Raw materials > Work-in-progress > Finished products.

It should be mentioned that the distinction between raw materials and completed goods is entirely subjective, based on the goals for which the goods are used by the business. Let’s imagine a corporation makes and sells buttons. A button is a finished product for it, ready for sale. On the other hand, this button is a raw material for a corporation that employs buttons to make the product it sells, for instance, a clothing factory. The way a company defines a product on its balance sheet is determined by what the company does with that product.

How to maintain records of work-in-progress?

Work in progress is recorded as a current asset on the balance sheet, usually as part of inventories. Any assets that may be turned into cash within a year are considered current assets.
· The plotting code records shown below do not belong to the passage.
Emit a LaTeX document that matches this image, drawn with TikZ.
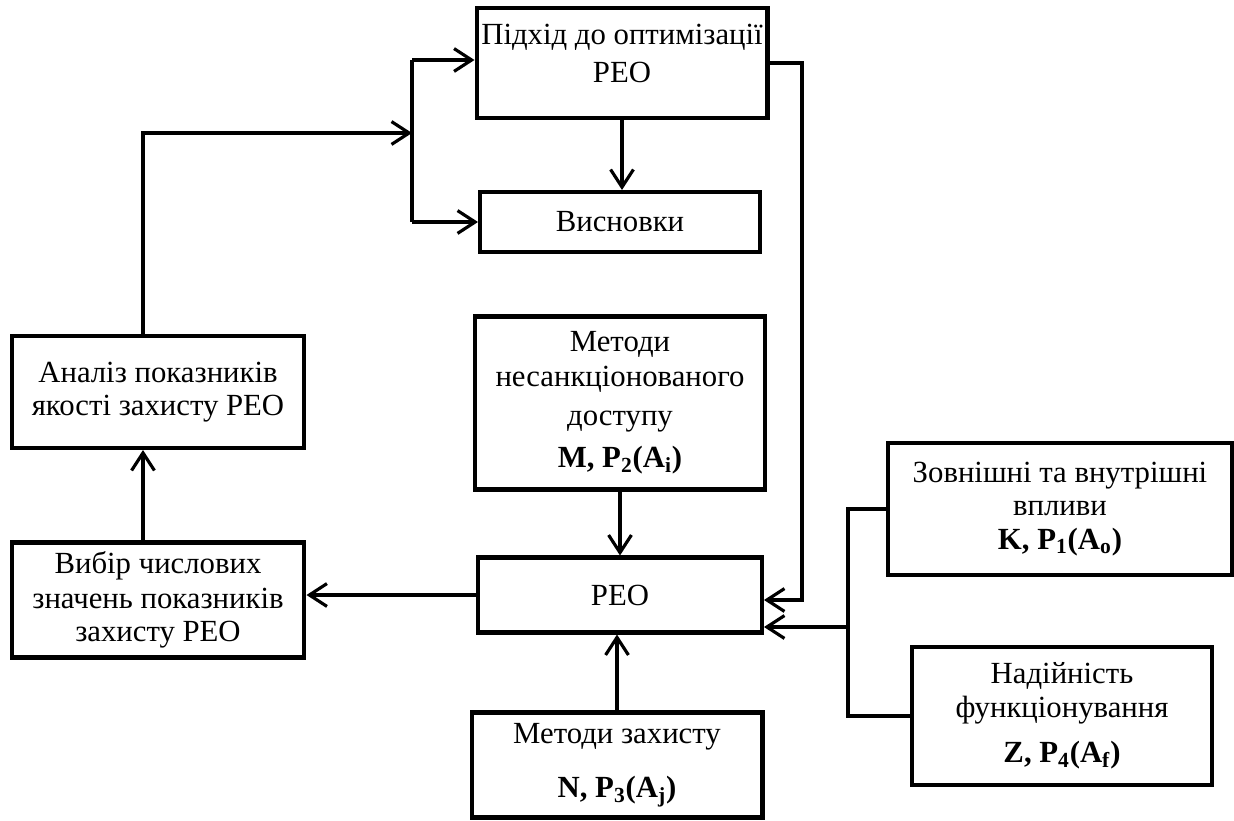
\documentclass[tikz,border=0pt]{standalone}
\usepackage{fontspec}
\setmainfont{Liberation Serif}
\usetikzlibrary{arrows.meta}

\begin{document}
\begin{tikzpicture}[
  x=0.02cm, y=-0.02cm,
  blok/.style={rectangle, draw, line width=2.3pt, align=center, inner sep=2pt, font=\fontsize{17.5}{19}\selectfont},
  arr/.style={-{Straight Barb[length=10pt,width=13pt,line width=1.8pt]}, line width=1.8pt},
  lin/.style={line width=1.8pt},
]
  \useasboundingbox (0,0) rectangle (1234,821);

  % Blocks, centre column
  \node[blok, minimum width=5.82cm, minimum height=2.2cm] (pidkhid) at (622,63) {Підхід до оптимізації\\[3pt]РЕО\\[-8pt]};
  \node[blok, minimum width=5.6cm, minimum height=1.2cm] (vysnovky) at (620,222) {Висновки};
  \node[blok, minimum width=5.8cm, minimum height=3.46cm] (metody) at (620,403) {Методи\\[1pt]несанкціонованого\\[3pt]доступу\\[5pt]\textbf{M, P\textsubscript{2}(A\textsubscript{i})}};
  \node[blok, minimum width=5.68cm, minimum height=1.5cm] (reo) at (620,595) {РЕО};
  \node[blok, minimum width=5.82cm, minimum height=2.1cm] (zakhyst) at (617,765) {Методи захисту\\[12pt]\textbf{N, P\textsubscript{3}(A\textsubscript{j})}};

  % Blocks, left column
  \node[blok, minimum width=5.86cm, minimum height=2.24cm] (analiz) at (158,392) {Аналіз показників\\якості захисту РЕО};
  \node[blok, minimum width=5.86cm, minimum height=2.3cm] (vybir) at (158,600) {Вибір числових\\[1pt]значень показників\\захисту РЕО};

  % Blocks, right column
  \node[blok, minimum width=6.88cm, minimum height=2.64cm] (zovn) at (1060,509) {Зовнішні та внутрішні\\впливи\\\textbf{K, P\textsubscript{1}(A\textsubscript{o})}};
  \node[blok, minimum width=6.0cm, minimum height=2.76cm] (nadiyn) at (1062,716) {Надійність\\функціонування\\[7pt]\textbf{Z, P\textsubscript{4}(A\textsubscript{f})}};

  % Junctions
  \coordinate (cA) at (143,133);
  \coordinate (jL) at (412,133);
  \coordinate (jLt) at (412,60);
  \coordinate (jLb) at (412,222);
  \coordinate (jR) at (802,600);
  \coordinate (jZ) at (848,627);

  % Connectors
  \draw[arr] (pidkhid.south) -- (pidkhid.south |- vysnovky.north);
  \draw[arr] (metody.south) -- (reo.north);
  \draw[arr] (zakhyst.north) -- (zakhyst.north |- reo.south);
  \draw[arr] (reo.west) -- (reo.west -| vybir.east);
  \draw[arr] (vybir.north -| cA) -- (analiz.south -| cA);
  \draw[arr] (analiz.north -| cA) -- (cA) -- (jL);
  \draw[lin] (jLt) -- (jLb);
  \draw[arr] (jLt) -- (jLt -| pidkhid.west);
  \draw[arr] (jLb) -- (jLb -| vysnovky.west);
  \draw[arr] (pidkhid.east) -| (jR) -- (jR -| reo.east);
  \draw[lin] (zovn.west) -| (jZ) |- (nadiyn.west);
  \draw[arr] (jZ) -- (jZ -| reo.east);
\end{tikzpicture}
\end{document}
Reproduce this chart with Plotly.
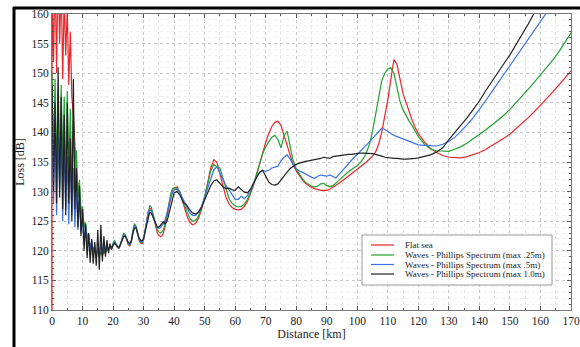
import numpy as np
import plotly.graph_objects as go

# Distance grid [km]
dist_a = [i * 0.5 for i in range(80)]          # 0 .. 39.5
dist_b = list(range(40, 121))                   # 40 .. 120
dist_c = list(range(122, 171, 2))               # 122 .. 170
distance = dist_a + dist_b + dist_c

# flat-sea curve drops off the bottom of the scale right at 0 km
flat_sea_origin = [0.0]
flat_sea_origin_loss = [100]

flat_sea = [
    165, 152, 168, 150, 170, 155, 166, 149, 163, 153, 161, 148, 157, 146, 143, 138,
    133, 131, 128.5, 127, 125.5, 124.5, 123.3, 122.5, 121.8, 121.2, 120.8, 120.4, 120.1, 119.9,
    119.7, 119.6, 119.5, 119.5, 119.6, 119.8, 120.0, 120.3, 120.6, 120.4, 120.8, 121.4, 121.0, 120.5,
    120.4, 121.2, 122.0, 122.7, 122.6, 121.8, 121.0, 120.8, 121.6, 123.2, 124.3, 124.0, 122.8, 121.8,
    121.3, 121.2, 121.8, 123.2, 125.0, 126.6, 127.2, 127.0, 126.2, 125.0, 123.8, 123.0, 122.6, 122.4,
    122.5, 123.0, 124.0, 125.3, 126.8, 128.3, 129.6, 130.4,
    130.6, 130.8, 129.8, 128.0, 126.2, 124.9, 124.4, 124.6, 125.5, 127.0,
    129.0, 131.5, 134.0, 135.4, 135.0, 133.0, 130.8, 129.0, 127.9, 127.3,
    127.0, 126.9, 127.0, 127.5, 128.3, 129.5, 131.0, 132.8, 134.7, 136.5,
    138.3, 139.8, 141.0, 141.7, 141.9, 141.2, 139.5, 137.5, 135.8, 134.5,
    133.5, 132.7, 132.0, 131.4, 131.0, 130.7, 130.5, 130.3, 130.2, 130.2,
    130.2, 130.4, 130.7, 131.0, 131.4, 131.8, 132.2, 132.6, 133.0, 133.4,
    133.8, 134.1, 134.5, 135.0, 135.5, 136.0, 136.7, 138.0, 140.0, 142.5,
    145.5, 149.0, 152.3, 151.5, 148.8, 146.5, 145.0, 143.3, 142.0, 140.8,
    139.8,
    138.4, 137.3, 136.6, 136.1, 135.8, 135.7, 135.7, 135.9, 136.2, 136.6,
    137.1, 137.7, 138.3, 139.0, 139.7, 140.6, 141.5, 142.5, 143.5, 144.6,
    145.6, 146.8, 148.0, 149.2, 150.4,
]

waves_025 = [
    150, 136, 149, 133, 147, 131, 148, 134, 146, 130, 147, 133, 144, 131, 142, 130,
    137, 129, 132, 126.5, 127.5, 124, 124.8, 122, 122.6, 120.5, 121.4, 119.6, 120.6, 119.3,
    120.2, 119.0, 119.9, 119.2, 120.3, 119.6, 120.6, 120.0, 121.0, 120.4, 121.3, 121.8, 121.2, 120.6,
    120.5, 121.3, 122.2, 123.0, 122.7, 121.9, 121.1, 121.0, 121.8, 123.4, 124.6, 124.2, 123.0, 122.0,
    121.5, 121.4, 122.0, 123.4, 125.2, 126.9, 127.6, 127.4, 126.4, 125.2, 124.1, 123.5, 123.2, 123.0,
    123.2, 123.6, 124.5, 125.8, 127.2, 128.6, 129.8, 130.5,
    130.6, 130.6, 129.8, 128.3, 126.8, 125.6, 125.0, 125.1, 125.9, 127.3,
    129.2, 131.3, 133.5, 134.6, 134.2, 134.0, 132.3, 130.3, 128.8, 128.0,
    127.6, 127.4, 127.5, 127.9, 128.7, 129.8, 131.2, 133.0, 134.8, 136.4,
    137.6, 138.4, 139.2, 139.5, 138.8, 137.4, 139.4, 140.2, 137.5, 135.2,
    133.8, 132.9, 132.2, 131.6, 131.2, 130.9, 130.8, 130.9, 131.3, 131.4,
    131.0, 130.8, 131.0, 131.4, 131.9, 132.4, 132.9, 133.3, 133.7, 134.0,
    134.4, 134.9, 135.6, 136.6, 138.0, 140.2, 143.0, 146.2, 148.7, 150.0,
    150.7, 150.9, 150.0, 147.6, 145.2, 143.8, 142.8, 141.9, 141.1, 140.2,
    139.3,
    138.0, 137.2, 136.9, 136.8, 136.8, 137.2, 137.6, 138.2, 138.9, 139.7,
    140.4, 141.2, 142.0, 142.9, 143.9, 145.0, 146.1, 147.3, 148.5, 149.7,
    150.9, 152.2, 153.6, 155.1, 156.8,
]

waves_05 = [
    146, 128, 143, 126, 140, 130, 142, 125, 138, 127, 136, 124.5, 137, 126, 134, 124,
    131, 123.5, 129, 123, 126, 121.5, 124.5, 120.5, 123, 119.8, 121.8, 119.2, 121, 118.8,
    120.6, 119.0, 121.2, 119.4, 121.5, 119.7, 121.0, 120.2, 120.8, 120.6, 121.0, 121.5, 121.1, 120.6,
    120.5, 121.2, 122.0, 122.7, 122.6, 121.9, 121.2, 121.0, 121.7, 123.2, 124.2, 124.0, 122.9, 122.0,
    121.6, 121.5, 122.0, 123.3, 125.0, 126.4, 126.9, 126.7, 126.0, 125.1, 124.4, 124.0, 123.8, 123.9,
    124.2, 124.6, 125.1, 125.9, 127.0, 128.2, 129.2, 129.9,
    130.3, 130.4, 129.7, 128.6, 127.5, 126.5, 126.0, 126.0, 126.5, 127.5,
    129.0, 130.5, 132.0, 133.7, 134.2, 133.2, 132.0, 131.0, 130.3, 129.4,
    128.7, 128.7, 129.2, 128.8, 129.3, 130.2, 131.3, 132.5, 133.2, 133.6,
    133.4, 133.6, 134.0, 134.2, 134.3, 135.2, 135.8, 136.2, 135.5, 134.5,
    133.8, 133.5, 133.3, 133.0, 132.7, 132.4, 132.2, 132.6, 132.8, 132.7,
    132.6, 132.8, 132.5, 132.3, 132.9, 133.5, 134.1, 134.7, 135.3, 135.8,
    136.3, 136.8, 137.3, 137.9, 138.4, 139.0, 139.6, 140.2, 140.7, 140.5,
    140.1, 139.8, 139.5, 139.3, 139.1, 138.9, 138.6, 138.4, 138.2, 138.0,
    137.9,
    137.8, 137.7, 137.7, 138.0, 138.5, 139.2, 140.2, 141.3, 142.5, 143.8,
    145.3, 146.8, 148.3, 149.8, 151.2, 152.7, 154.2, 155.7, 157.2, 158.7,
    160.2, 161.7, 163.2, 164.7, 166.2,
]

waves_10 = [
    148, 130, 145, 128, 151, 129, 146, 127, 143, 126, 145, 128, 139, 125, 149, 127,
    134, 124, 131, 122.5, 127, 120, 124.5, 118.8, 123, 118, 122, 117.8, 121.5, 117.5,
    123.5, 116.8, 124.4, 118.2, 122.5, 119.0, 121.8, 119.6, 121.2, 120.2, 121.0, 121.3, 121.0, 120.7,
    120.6, 121.1, 121.8, 122.4, 122.5, 122.0, 121.4, 121.2, 121.7, 122.9, 123.8, 123.9, 123.0, 122.2,
    121.8, 121.7, 122.1, 123.2, 124.6, 125.9, 126.5, 126.4, 125.8, 125.0, 124.3, 124.0, 124.0, 124.3,
    124.7, 124.9, 124.6, 124.8, 125.6, 126.8, 128.0, 129.1,
    129.8, 130.0, 129.3, 128.2, 127.8, 127.0, 126.4, 126.2, 126.6, 127.4,
    128.5, 129.8, 131.0, 131.8, 132.0, 131.4, 130.8, 130.5, 130.6, 130.3,
    130.2, 130.8, 130.4, 129.9, 129.8, 130.4, 131.4, 132.5, 133.3, 133.6,
    132.6, 131.6, 131.2, 131.1, 131.3, 132.0, 132.8, 133.3, 133.9, 134.3,
    134.6, 134.8, 135.0, 135.1, 135.2, 135.3, 135.4, 135.4, 135.6, 135.8,
    135.7, 135.6, 135.9, 136.0, 136.0, 136.1, 136.2, 136.3, 136.3, 136.4,
    136.4, 136.5, 136.5, 136.5, 136.5, 136.4, 136.3, 136.2, 136.0, 135.8,
    135.7, 135.6, 135.6, 135.6, 135.5, 135.5, 135.5, 135.5, 135.5, 135.6,
    135.7,
    135.9, 136.2, 136.7, 137.4, 138.8, 140.0, 141.2, 142.5, 143.9, 145.3,
    147.0, 148.6, 150.1, 151.6, 153.1, 154.8, 156.5, 158.3, 160.2, 162.0,
    163.9, 165.8, 167.7, 169.6, 171.5,
]

series_names = [
    "Flat sea",
    "Waves - Phillips Spectrum (max .25m)",
    "Waves - Phillips Spectrum (max .5m)",
    "Waves - Phillips Spectrum (max 1.0m)",
]
series_x = [flat_sea_origin + distance, distance, distance, distance]
series_values = [flat_sea_origin_loss + flat_sea, waves_025, waves_05, waves_10]
series_colors = ["#e8262b", "#21a232", "#3b72e6", "#222222"]

x_ticks = list(range(0, 171, 10))
y_ticks = list(range(110, 161, 5))

fig = go.Figure()
for name, xs, vals, col in zip(series_names, series_x, series_values, series_colors):
    fig.add_trace(go.Scatter(x=xs, y=vals, mode="lines", name=name,
                             line=dict(color=col, width=1.2), showlegend=False))

font_family = "Liberation Serif, DejaVu Serif, serif"
axis_common = dict(
    showgrid=True, gridcolor="#c8c8c8", griddash="dot", gridwidth=1,
    ticks="inside", ticklen=4, tickcolor="#555", mirror="allticks",
    showline=True, linecolor="#777", linewidth=1, zeroline=False,
    tickfont=dict(family=font_family, size=11.5, color="#222"),
    ticklabeloverflow="allow", automargin=False,
)

# Plot-area geometry (px) used to place the hand-drawn legend box in paper coords
W, H = 580, 347
ml, mr, mt, mb = 52, 9, 14, 37
pw, ph = W - ml - mr, H - mt - mb


def px(xp):
    return (xp - ml) / pw


def py(yp):
    return (H - mb - yp) / ph


shapes = [
    # outer black frame pieces of the original picture
    dict(type="line", xref="paper", yref="paper", x0=px(13), x1=px(582), y0=py(8), y1=py(8),
         line=dict(color="black", width=3)),
    dict(type="line", xref="paper", yref="paper", x0=px(14), x1=px(14), y0=py(7), y1=py(350),
         line=dict(color="black", width=3)),
    # legend box
    dict(type="rect", xref="paper", yref="paper", x0=px(362), x1=px(552), y0=py(285), y1=py(235),
         line=dict(color="#999", width=1), fillcolor="white", layer="above"),
]
annotations = []
row_y = [245, 255, 264.5, 274]
for name, col, ry in zip(series_names, series_colors, row_y):
    shapes.append(dict(type="line", xref="paper", yref="paper", x0=px(371), x1=px(394),
                       y0=py(ry), y1=py(ry), line=dict(color=col, width=1.2), layer="above"))
    annotations.append(dict(xref="paper", yref="paper", x=px(403), y=py(ry), text=name,
                            showarrow=False, xanchor="left", yanchor="middle",
                            font=dict(family=font_family, size=9, color="#222")))

fig.update_layout(
    width=W, height=H,
    margin=dict(l=ml, r=mr, t=mt, b=mb, autoexpand=False),
    paper_bgcolor="white", plot_bgcolor="white",
    font=dict(family=font_family, color="#222"),
    showlegend=False,
    xaxis=dict(range=[0, 170], tickvals=x_ticks,
               title=dict(text="Distance [km]", font=dict(family=font_family, size=12), standoff=2),
               minor=dict(dtick=5, ticks="inside", ticklen=2, showgrid=True,
                          gridcolor="#e4e4e4", griddash="dot"),
               **axis_common),
    yaxis=dict(range=[110, 160], tickvals=y_ticks,
               title=dict(text="Loss [dB]", font=dict(family=font_family, size=12), standoff=4),
               minor=dict(dtick=1, ticks="inside", ticklen=2, showgrid=True,
                          gridcolor="#efefef", griddash="dot"),
               **axis_common),
    shapes=shapes,
    annotations=annotations,
)

fig.write_html("out.html")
Because the majority of things may be manufactured and sold in less than a year, inventories are considered current assets.

When a corporation initially purchases raw materials for the creation of goods, these raw materials are shown in the balance sheet as a special subclass of assets. The materials are then shifted to the category of work in progress on the balance sheet when the firm has already used them in the creation of items. And once the firm has completed production and is ready to sell the product, it reflects on the balance sheet as a finished product.

Gradually, once a product is sold, the value is deducted from the inventory shown on the balance sheet and reflected in the income statement as a component of the expenses of goods sold.

How to calculate the work-in-progress?

To calculate the work-in-progress, add up all of the expenses associated with getting the product to the point where it is in the manufacturing process. The formula is as follows:

WIP = cost of raw materials + cost of labor + cost of overhead

The importance of work-in-progress

The inclusion of work-in-progress in the balance sheet helps the firm to account for inventory that, while not yet completed, will generate more revenue in the near term. Work in progress is more expensive than raw resources. Since they are entirely ready for sale, finished items are more expensive than work-in-progress. The product gains value as it progresses through the manufacturing process.

Analysts as well as investors can also benefit from the work-in-progress indication by researching the company’s production line. For instance, a corporation may have more goods in work-in-progress than normally, yet sales have not grown. This expansion might indicate that there are issues with the production cycle, or that the business has reasons to expect that sales will expand in the nearish term.

If additional goods appear in the work-in-progress stage, this might be a favorable sign, especially if the company’s sales have already improved. In this condition, a growth in the volume of work-in-progress indicates to investors that it is possible to invest more in labor and capital.

Consequently, knowing the factors that lead to changes in work-in-progress is critical to recognizing their impact for the business.